Again, data from the Ghana Multiple Indicator cluster survey 2017/2018 indicates that Eight in every ten household population in the country are using basic drinking water service, while urban dwellers are 11 percent more likely to have access to improved water services than rural population.


The successes chalked over the years appear to be threatened by ineffective strategies for ensuring human right to water, unbridled pollution of freshwater resources as well as poor environmental sanitation across the country.


Without a paradigm shift, these could potentially derail efforts at achieving and sustaining universal water coverage.

It is to highlight the  positives and possibly address the challenges  in the Water sector  that  the  United Nations set aside  March 22,  of  every  year to  celebrate World Water DAY.

The overwhelming precedence placed on water was the reason world leaders adopted the 17 Sustainable Development Goals (SDG’s) and their 169 targets at the United Nations Sustainable Development Summit on September 25 in New York.

The SDG’s are particularly meant to enable people in all countries to benefit from socio-economic development including access to safe water and sanitation services as well as achieve the full realization of human right without discrimination on the basis of gender, age, race, language .religion and other social orientations.

The Goal six, places special emphasis on ensuring access to water and sanitation for all. Some targets encompassing this goal include the achievement of universal and equitable access to safe and affordable drinking water for all by 2030.

Ghana can consolidate the gains made in access to water by tackling pollution in our   water bodies and ensuring that illegal mining is completely halted.

As the Board Chairman of the Ghana Water Company Hon. Alexander Afenyo Markin, put it, Ghana might not be able to fulfill the environmental target captured under the target if it not takes steps to curb illegal mining popularly known in the local parlance as galamsey.


The Chairman was made the remarks on the 22nd of March, 2019 while addressing a durbar in commemoration of the World Water Day.

He mentioned that illegal mining activities has had adverse effect on the preservation of water by the Ghana Water Company to the Ghanaian populace and if steps are not taken immediately to rectify the situation, this year’s celebration hinged on theme: leaving no one behind would be a thing of the past.

He cautioned that the revelations should be a matter of concern to the Ghanaian populace as data from various research findings highlights the reliance on water by individuals and industries for various purposes. The GWC Chairman believes that if stringent measures are put in place to curb socio economic activities that may affect our effort in ensuring sustainable supply of water in rural and urban areas, thus galamsey, more people would have access to water and the SGD 6 would be achieved by 2030.

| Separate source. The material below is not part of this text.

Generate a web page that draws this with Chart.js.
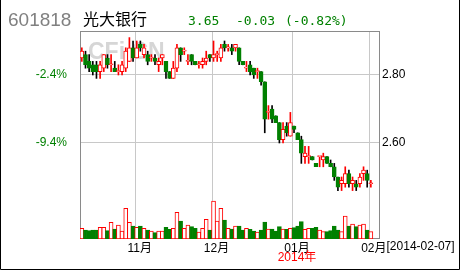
<!DOCTYPE html>
<html>
<head>
<meta charset="utf-8">
<script src="https://cdn.jsdelivr.net/npm/chart.js@4"></script>
<style>
  body { margin: 0; background: #fff; }
  #box { position: relative; width: 460px; height: 270px; }
  #box canvas { display: block; }
  #box span { position: absolute; white-space: pre; }
  .code { left: 8px; top: 10px; font: 19px/19px "Liberation Sans", sans-serif; color: #808080; }
  .name { left: 83px; top: 10px; font: 16px/16px "Noto Sans CJK SC", sans-serif; color: #000; }
  .quote { top: 14px; font: 13px/13px "DejaVu Sans Mono", monospace; color: #008000; }
</style>
</head>
<body>
<div id="box">
  <canvas id="myChart" width="460" height="270"></canvas>
  <span class="code">601818</span>
  <span class="name">光大银行</span>
  <span class="quote" style="left:188px">3.65</span>
  <span class="quote" style="left:236px">-0.03</span>
  <span class="quote" style="left:285px">(-0.82%)</span>
</div>
<script>
const dates = [
  "2013-10-11", "2013-10-14", "2013-10-15", "2013-10-16", "2013-10-17", "2013-10-18",
  "2013-10-21", "2013-10-22", "2013-10-23", "2013-10-24", "2013-10-25",
  "2013-10-28", "2013-10-29", "2013-10-30", "2013-10-31",
  "2013-11-01", "2013-11-04", "2013-11-05", "2013-11-06", "2013-11-07", "2013-11-08",
  "2013-11-11", "2013-11-12", "2013-11-13", "2013-11-14", "2013-11-15",
  "2013-11-18", "2013-11-19", "2013-11-20", "2013-11-21", "2013-11-22",
  "2013-11-25", "2013-11-26", "2013-11-27", "2013-11-28", "2013-11-29",
  "2013-12-02", "2013-12-03", "2013-12-04", "2013-12-05", "2013-12-06",
  "2013-12-09", "2013-12-10", "2013-12-11", "2013-12-12", "2013-12-13",
  "2013-12-16", "2013-12-17", "2013-12-18", "2013-12-19", "2013-12-20",
  "2013-12-23", "2013-12-24", "2013-12-25", "2013-12-26", "2013-12-27",
  "2013-12-30", "2013-12-31",
  "2014-01-02", "2014-01-03", "2014-01-06", "2014-01-07", "2014-01-08", "2014-01-09", "2014-01-10",
  "2014-01-13", "2014-01-14", "2014-01-15", "2014-01-16", "2014-01-17",
  "2014-01-20", "2014-01-21", "2014-01-22", "2014-01-23", "2014-01-24",
  "2014-01-27", "2014-01-28", "2014-01-29", "2014-01-30",
  "2014-02-07"
];
const opens = [
  2.85, 2.86, 2.84, 2.83, 2.83, 2.81, 2.82, 2.85, 2.83, 2.82,
  2.81, 2.81, 2.82, 2.84, 2.88, 2.85, 2.89, 2.86, 2.86, 2.85,
  2.85, 2.83, 2.85, 2.84, 2.81, 2.79, 2.82, 2.88, 2.87, 2.84,
  2.86, 2.84, 2.83, 2.83, 2.84, 2.86, 2.85, 2.86, 2.85, 2.89,
  2.88, 2.88, 2.88, 2.88, 2.84, 2.82, 2.83, 2.82, 2.81, 2.81,
  2.78, 2.69, 2.70, 2.68, 2.66, 2.61, 2.65, 2.62, 2.65, 2.63,
  2.61, 2.56, 2.56, 2.56, 2.54, 2.56, 2.55, 2.56, 2.54, 2.53,
  2.50, 2.48, 2.48, 2.51, 2.48, 2.48, 2.48, 2.51, 2.51, 2.48
];
const highs = [
  2.88, 2.87, 2.86, 2.84, 2.84, 2.84, 2.86, 2.86, 2.86, 2.84,
  2.83, 2.84, 2.88, 2.91, 2.90, 2.90, 2.90, 2.89, 2.87, 2.86,
  2.86, 2.85, 2.86, 2.84, 2.81, 2.84, 2.89, 2.88, 2.88, 2.86,
  2.86, 2.84, 2.84, 2.85, 2.87, 2.86, 2.90, 2.87, 2.89, 2.90,
  2.89, 2.89, 2.89, 2.88, 2.84, 2.84, 2.84, 2.82, 2.82, 2.81,
  2.78, 2.71, 2.71, 2.68, 2.66, 2.66, 2.66, 2.69, 2.65, 2.63,
  2.62, 2.59, 2.59, 2.56, 2.54, 2.56, 2.57, 2.56, 2.55, 2.54,
  2.50, 2.50, 2.53, 2.52, 2.50, 2.49, 2.51, 2.53, 2.52, 2.49
];
const lows = [
  2.84, 2.82, 2.81, 2.80, 2.79, 2.79, 2.81, 2.82, 2.81, 2.81,
  2.80, 2.80, 2.81, 2.84, 2.84, 2.85, 2.87, 2.85, 2.83, 2.84,
  2.83, 2.81, 2.83, 2.79, 2.79, 2.79, 2.81, 2.84, 2.86, 2.83,
  2.83, 2.83, 2.82, 2.82, 2.83, 2.84, 2.84, 2.84, 2.84, 2.87,
  2.87, 2.86, 2.87, 2.83, 2.83, 2.81, 2.80, 2.79, 2.79, 2.77,
  2.63, 2.67, 2.66, 2.66, 2.60, 2.60, 2.62, 2.62, 2.63, 2.61,
  2.54, 2.54, 2.54, 2.55, 2.53, 2.53, 2.53, 2.54, 2.53, 2.49,
  2.46, 2.46, 2.47, 2.47, 2.46, 2.46, 2.47, 2.49, 2.47, 2.47
];
const closes = [
  2.87, 2.83, 2.82, 2.81, 2.81, 2.83, 2.86, 2.83, 2.83, 2.81,
  2.81, 2.83, 2.87, 2.88, 2.85, 2.88, 2.88, 2.88, 2.84, 2.85,
  2.84, 2.84, 2.86, 2.81, 2.79, 2.82, 2.88, 2.86, 2.87, 2.84,
  2.84, 2.83, 2.83, 2.84, 2.85, 2.85, 2.86, 2.86, 2.88, 2.88,
  2.88, 2.87, 2.89, 2.84, 2.83, 2.82, 2.81, 2.80, 2.81, 2.78,
  2.67, 2.69, 2.67, 2.66, 2.61, 2.64, 2.63, 2.66, 2.64, 2.61,
  2.57, 2.57, 2.56, 2.55, 2.53, 2.56, 2.56, 2.54, 2.53, 2.50,
  2.47, 2.49, 2.51, 2.48, 2.49, 2.47, 2.50, 2.52, 2.49, 2.48
];
const volumes = [
  107, 90, 83, 90, 90, 117, 117, 83, 167, 100,
  140, 80, 307, 167, 130, 117, 130, 107, 90, 80,
  63, 80, 80, 117, 97, 107, 267, 180, 107, 140,
  123, 107, 70, 107, 197, 90, 380, 180, 307, 190,
  107, 100, 130, 130, 90, 107, 97, 80, 70, 90,
  170, 100, 100, 80, 123, 100, 97, 107, 113, 130,
  173, 97, 107, 107, 117, 90, 73, 73, 83, 130,
  90, 73, 230, 130, 150, 123, 140, 150, 90, 73
];
const priceTicks = [2.6, 2.8];

const RED = "#ff0000";
const GREEN = "#008000";
const GRID = "#c8c8c8";
const priceMin = 2.3176;
const priceMax = 2.9294;
const base = closes[0];
const up = closes.map((c, i) => c >= opens[i]);
const labelShift = 3;

function monthLabel(i) {
  if (typeof i !== "number" || i <= 0 || i >= dates.length) return null;
  const m = dates[i].slice(5, 7);
  return m !== dates[i - 1].slice(5, 7) ? m + "月" : null;
}

Chart.defaults.font.family = "'Liberation Sans', 'Noto Sans CJK SC', sans-serif";
Chart.defaults.font.size = 12;

const extras = {
  id: "extras",
  beforeDatasetsDraw(chart) {
    const { ctx, chartArea: a } = chart;
    const x = chart.scales.x;
    ctx.save();
    // month separators on the left edge of each month's first day
    ctx.strokeStyle = GRID;
    ctx.lineWidth = 1;
    const half = (x.getPixelForValue(1) - x.getPixelForValue(0)) / 2;
    dates.forEach((d, i) => {
      if (!monthLabel(i)) return;
      const px = Math.round(x.getPixelForValue(i) - half) + 0.5;
      ctx.beginPath();
      ctx.moveTo(px, a.top);
      ctx.lineTo(px, a.bottom);
      ctx.stroke();
    });
    ctx.fillStyle = "#d6d6d6";
    ctx.font = "bold 23px 'Liberation Sans'";
    ctx.fillText("CFi.CN", 88, 59);
    ctx.strokeStyle = "#8a8a8a";
    ctx.strokeRect(a.left + 0.5, a.top + 0.5, a.width - 1, a.height - 1);
    ctx.restore();
  },
  afterDraw(chart) {
    const { ctx } = chart;
    const x = chart.scales.x;
    ctx.save();
    ctx.font = "12px 'Liberation Sans', 'Noto Sans CJK SC'";
    ctx.textBaseline = "top";
    // year under the first month of the new year
    const jan = dates.findIndex((d, i) => i > 0 && d.slice(0, 4) !== dates[i - 1].slice(0, 4));
    ctx.fillStyle = RED;
    ctx.textAlign = "center";
    ctx.fillText(dates[jan].slice(0, 4) + "年", x.getPixelForValue(jan) + labelShift, 252);
    // last date after the last month label
    const last = dates.length - 1;
    const w = ctx.measureText(monthLabel(last)).width;
    ctx.fillStyle = "#000";
    ctx.textAlign = "left";
    ctx.fillText("[" + dates[last] + "]", x.getPixelForValue(last) + labelShift + w / 2, 239 + 2);
    // outer frame
    ctx.strokeStyle = "#000";
    ctx.beginPath();
    ctx.moveTo(0.5, 0);
    ctx.lineTo(0.5, 269.5);
    ctx.lineTo(459.5, 269.5);
    ctx.lineTo(459.5, 0);
    ctx.stroke();
    ctx.restore();
  }
};

const config = {
  type: "bar",
  data: {
    labels: dates.concat(["", ""]),
    datasets: [
      {
        data: opens.map((o, i) => [o, closes[i]]),
        yAxisID: "y",
        grouped: false,
        barThickness: 4,
        minBarLength: 1,
        borderWidth: 1,
        borderSkipped: false,
        backgroundColor: up.map(u => (u ? "#fff" : GREEN)),
        borderColor: up.map(u => (u ? RED : GREEN)),
        order: 0,
      },
      {
        data: lows.map((l, i) => [l, highs[i]]),
        yAxisID: "y",
        grouped: false,
        barThickness: 1,
        borderWidth: 0,
        backgroundColor: up.map(u => (u ? RED : "#000")),
        order: 1,
      },
      {
        data: volumes,
        yAxisID: "yVol",
        grouped: false,
        barThickness: 4,
        borderWidth: 1,
        borderSkipped: false,
        backgroundColor: up.map(u => (u ? "#fff" : GREEN)),
        borderColor: up.map(u => (u ? RED : GREEN)),
        order: 2,
      },
    ],
  },
  options: {
    responsive: false,
    animation: false,
    layout: { padding: { top: 31 } },
    plugins: { legend: { display: false }, tooltip: { enabled: false } },
    scales: {
      x: {
        offset: true,
        grid: { display: false, drawTicks: false },
        border: { display: false },
        ticks: {
          autoSkip: false,
          maxRotation: 0,
          padding: 2,
          labelOffset: labelShift,
          color: "#000",
          callback: (value, index) => monthLabel(index),
        },
        afterFit: scale => { scale.height = 31; },
      },
      yPct: {
        position: "left",
        min: (priceMin / base - 1) * 100,
        max: (priceMax / base - 1) * 100,
        grid: { display: false, drawTicks: false },
        border: { display: false },
        afterBuildTicks: scale => {
          scale.ticks = priceTicks.map(p => ({ value: (p / base - 1) * 100 }));
        },
        ticks: { color: GREEN, padding: 13, callback: v => v.toFixed(1) + "%" },
        afterFit: scale => { scale.width = 80; },
      },
      y: {
        position: "right",
        min: priceMin,
        max: priceMax,
        grid: { color: GRID, drawTicks: false },
        border: { display: false },
        afterBuildTicks: scale => {
          scale.ticks = priceTicks.map(v => ({ value: v }));
        },
        ticks: { color: "#000", padding: 2, callback: v => v.toFixed(2) },
        afterFit: scale => { scale.width = 80; },
      },
      yVol: { display: false, min: 0, max: 2080 },
    },
  },
  plugins: [extras],
};

let myChart = new Chart(document.getElementById("myChart"), config);
</script>
</body>
</html>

He bemoaned that activities of illegal mining have messed up the  rivers and other water bodies which serve as a source of water to most rural dwellers and puts these individuals at various health risk, adding,“People who don’t have access to portable water so get their water from the streams and develop all manner of ailment.”


He stated, “If we all as citizens come together to ensure that illegal mining is reduced to its barest minimum, GWC would treat its water at a minimal cost and everyone would have access to water.

According to the  Journal of Water, Sanitation and Hygiene for Development, the poor environmental sanitation across the country is, without doubt, a key contributory factor to pollution of drinking water sources. Only 15 percent   of Ghana’s population currently have access to an improved sanitation facility, defined as one that hygienically separates human excreta from human contact and 20% defecate in the open.


Again, less than 5 percent of all households in Ghana are connected to piped sewerage systems that are linked to sewage treatment plants (Ghana Statistical Service), while 84% of all public-owned and public-managed sewage treatment plants are reported to be non-functional in major cities in Ghana (MLGRD ).


Unbridled disposal of untreated wastewater into watercourses causes surface Water pollution . Moreover, infiltration of these contaminants in surface water into the ground or wastewater discharged directly on the ground surface can compromise groundwater quality.

This partly explains why despite the tremendous improvement in drinking water coverage countrywide, cholera is still in the ascendency.

Ensuring access to safe drinking water cannot be achieved without concurrently focusing on sanitation. There is therefore an urgent need to focus also on improving environmental sanitation.